Seún el parecer de Businessweek ¿ Cuanto de ese petroleo estará o llegará hasta el territorio Mexicano ? Lo peor es que aunque llegue no hay ni como sacarlo.
Businessweek
Por Stanley Reed
It may be one of the biggest oil finds of the year, if not the decade. In recent weeks, executives at BP (BP)'s exploration centers in Houston and London have been closely tracking the progress of a very deep well that BP contractors were drilling into the seabed of the western Gulf of Mexico. In late August the exploratory well, known as Tiber, was completed. On Sept. 2, BP announced that it had made a "giant oil discovery" in the gulf. BP's chief of exploration, Michael Daly, terms the Tiber find "very significant" and says it is even "better" than the Kaskida field, another huge BP property in the Gulf of Mexico, with an estimated 4 billion to 6 billion barrels of oil in place.
BP has struggled recently, the result of highly publicized battles with its Russian partners and a series of accidents in the U.S. at its Texas refinery and on Alaska's North Slope. Now it is getting a shot in the arm from its gulf finds, which are just coming onstream with highly profitable oil. The London company's two-decade commitment to the gulf has also helped resurrect a region that was being dismissed as "the Dead Sea" in the early 1990s, after companies hit a series of dry holes. "With respect to the Gulf of Mexico, BP has done very, very well," says Richard Gordon, president of Gordon Energy Solutions, an Overland Park (Kan.) oil and gas consultancy.
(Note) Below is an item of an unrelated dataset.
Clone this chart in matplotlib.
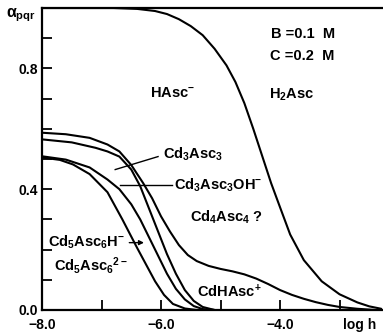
import numpy as np
import matplotlib
matplotlib.use("Agg")
import matplotlib.pyplot as plt

# ---------------- Data ----------------

# HAsc- / H2Asc boundary
H_X = [-8.0, -6.8, -6.4, -6.1, -5.9, -5.7, -5.5, -5.3, -5.1, -4.9, -4.75, -4.6,
       -4.45, -4.3, -4.15, -4.0, -3.83, -3.6, -3.3, -3.0, -2.7, -2.5, -2.3]
H_Y = [1.0, 1.0, 0.997, 0.99, 0.98, 0.963, 0.94, 0.91, 0.865, 0.81, 0.755, 0.685,
       0.60, 0.51, 0.42, 0.34, 0.25, 0.165, 0.095, 0.052, 0.025, 0.012, 0.004]

# outer curve with the CdHAsc+ shoulder
P_X = [-8.0, -7.6, -7.2, -6.9, -6.7, -6.5, -6.3, -6.15, -6.0, -5.85, -5.7, -5.55, -5.4,
       -5.2, -5.0, -4.8, -4.6, -4.4, -4.2, -4.0, -3.8, -3.6, -3.4, -3.2, -3.0, -2.7, -2.4]
P_Y = [0.587, 0.582, 0.57, 0.548, 0.525, 0.48, 0.42, 0.37, 0.31, 0.26, 0.215, 0.182, 0.162,
       0.146, 0.136, 0.128, 0.118, 0.104, 0.086, 0.066, 0.05, 0.037, 0.026, 0.017, 0.01, 0.004, 0.0]

C_X = [-8.0, -7.5, -7.1, -6.9, -6.7, -6.5, -6.35, -6.2, -6.05, -5.9, -5.75, -5.6, -5.45, -5.3, -5.1]
C_Y = [0.565, 0.555, 0.537, 0.525, 0.508, 0.465, 0.41, 0.335, 0.26, 0.185, 0.12, 0.066, 0.03, 0.01, 0.0]

D_X = [-8.0, -7.6, -7.2, -6.9, -6.7, -6.5, -6.35, -6.2, -6.05, -5.9, -5.75, -5.6, -5.45, -5.3, -5.1]
D_Y = [0.509, 0.498, 0.472, 0.432, 0.40, 0.35, 0.30, 0.24, 0.18, 0.12, 0.07, 0.035, 0.013, 0.003, 0.0]

E_X = [-8.0, -7.7, -7.48, -7.2, -6.9, -6.65, -6.4, -6.25, -6.1, -5.95, -5.8, -5.6, -5.4]
E_Y = [0.505, 0.497, 0.482, 0.45, 0.39, 0.30, 0.205, 0.15, 0.095, 0.05, 0.02, 0.005, 0.0]

CURVES = [(H_X, H_Y), (P_X, P_Y), (C_X, C_Y), (D_X, D_Y), (E_X, E_Y)]

X_MAJOR = [-8.0, -6.0, -4.0]
X_MINOR = [-7.0, -5.0, -3.0]
Y_TICKS = [0.0, 0.1, 0.2, 0.3, 0.4, 0.5, 0.6, 0.7, 0.8, 0.9]
Y_LABELED = [0.0, 0.4, 0.8]

# (text, x, y)
LABELS = [
    ("HAsc$^{-}$", -5.8, 0.718),
    ("H$_2$Asc", -3.8, 0.714),
    ("B =0.1  M", -3.62, 0.914),
    ("C =0.2  M", -3.62, 0.840),
    ("Cd$_3$Asc$_3$", -5.46, 0.515),
    ("Cd$_3$Asc$_3$OH$^{-}$", -5.04, 0.412),
    ("Cd$_4$Asc$_4$ ?", -4.9, 0.306),
    ("CdHAsc$^{+}$", -4.86, 0.062),
    ("Cd$_5$Asc$_6$H$^{-}$", -7.26, 0.223),
    ("Cd$_5$Asc$_6$$^{2-}$", -7.18, 0.146),
]

# ---------------- Plot ----------------

plt.rcParams["font.family"] = ["Liberation Sans", "DejaVu Sans"]
plt.rcParams["font.weight"] = "bold"
plt.rcParams["mathtext.fontset"] = "custom"
plt.rcParams["mathtext.rm"] = "Liberation Sans:bold"
plt.rcParams["mathtext.it"] = "Liberation Sans:bold"
plt.rcParams["mathtext.bf"] = "Liberation Sans:bold"
plt.rcParams["mathtext.default"] = "rm"

fig = plt.figure(figsize=(3.83, 3.32), dpi=100)
ax = fig.add_axes([0.1097, 0.0663, 0.8903, 0.9096])

for xs, ys in CURVES:
    ax.plot(xs, ys, color="black", linewidth=1.5, solid_capstyle="round")

ax.set_xlim(-8.0, -2.27)
ax.set_ylim(0.0, 1.0)

ax.spines["right"].set_visible(False)
for s in ("left", "bottom", "top"):
    ax.spines[s].set_linewidth(1.6)

ax.set_xticks(X_MAJOR + X_MINOR)
ax.set_xticklabels([f"{v:.1f}".replace("-", "\u2212") for v in X_MAJOR] + [""] * len(X_MINOR),
                   fontsize=10, fontweight="bold")
ax.set_yticks(Y_TICKS)
ax.set_yticklabels([f"{v:.1f}" if v in Y_LABELED else "" for v in Y_TICKS],
                   fontsize=10, fontweight="bold")
ax.tick_params(direction="in", length=7, width=1.3)
ax.tick_params(axis="x", pad=6)
ax.tick_params(axis="y", pad=3)

ax.text(-2.66, -0.028, "log h", ha="center", va="top", fontsize=10, fontweight="bold",
        clip_on=False)
ax.text(-8.6, 0.975, r"$\alpha_{pqr}$", ha="left", va="center", fontsize=11.5, clip_on=False)

for txt, x, y in LABELS:
    ax.text(x, y, txt, ha="center", va="center", fontsize=10.5)

# pointer lines
ax.plot([-6.05, -6.77], [0.508, 0.465], color="black", linewidth=1.0)
ax.plot([-5.82, -6.69], [0.415, 0.415], color="black", linewidth=1.0)
ax.annotate("", xy=(-6.24, 0.223), xytext=(-6.58, 0.223),
            arrowprops=dict(arrowstyle="-|>", color="black", lw=1.0, mutation_scale=7))

fig.savefig("out.png", dpi=100)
Tiber and Kaskida will take years to develop, and BP runs the risk of cost overruns, another crash in the price of oil, and unforeseen, expensive challenges in extracting all that crude. But when a field produces, the payoff can last for years. BP's star gulf property, a massive oil and gas field about 140 miles southeast of New Orleans called Thunder Horse, is already raking in cash for the company and for its minority partner in the project, ExxonMobil.
Visitors to the BP production platform must first board a helicopter at an airstrip at Houma in the Louisiana bayou. Dodging thunderstorms, the chopper flies over a seascape that reveals the history of the gulf oil industry, as the platforms evolve from shack-like structures in shallow water to massive, deepwater drill ships farther out to sea. Finally, a monstrous gray platform floating on four red legs comes into view. The size of a sports stadium, the Thunder Horse platform is tethered to the ocean bottom by huge chains in 6,000 feet of water and is one of the biggest in the world.
For Andy Inglis (pronounced Ingalls), BP's exploration and production chief and Daly's boss, Thunder Horse is worth all the snafus and delays the company had to overcome before it could coax oil from the seabed far below. The company and its suppliers had to devise dozens of new components and materials for the platform, such as valves and coatings to withstand the searing temperatures and intense pressures on wells that must go through four miles of seabed. In 2005 a hurricane left the platform listing to one side, and in 2007 a mass of equipment connecting up the wellheads on the sea floor had to be brought back to the surface to fix faulty welds.
WORKING ON THE FRONTIER
Now, the property is finally ramping up to its 300,000-barrels-per-day target—making it the No. 2 producer in the U.S. after Alaska's Prudhoe Bay. The oil from this gulf field is among the most profitable in BP's portfolio. Fadel Gheit, an analyst at Oppenheimer (OPY) in New York, figures that at a price of $60 per barrel, BP will earn pretax profits in the mid-$20s per barrel from Thunder Horse, perhaps four times what it earns in high-tax Russia.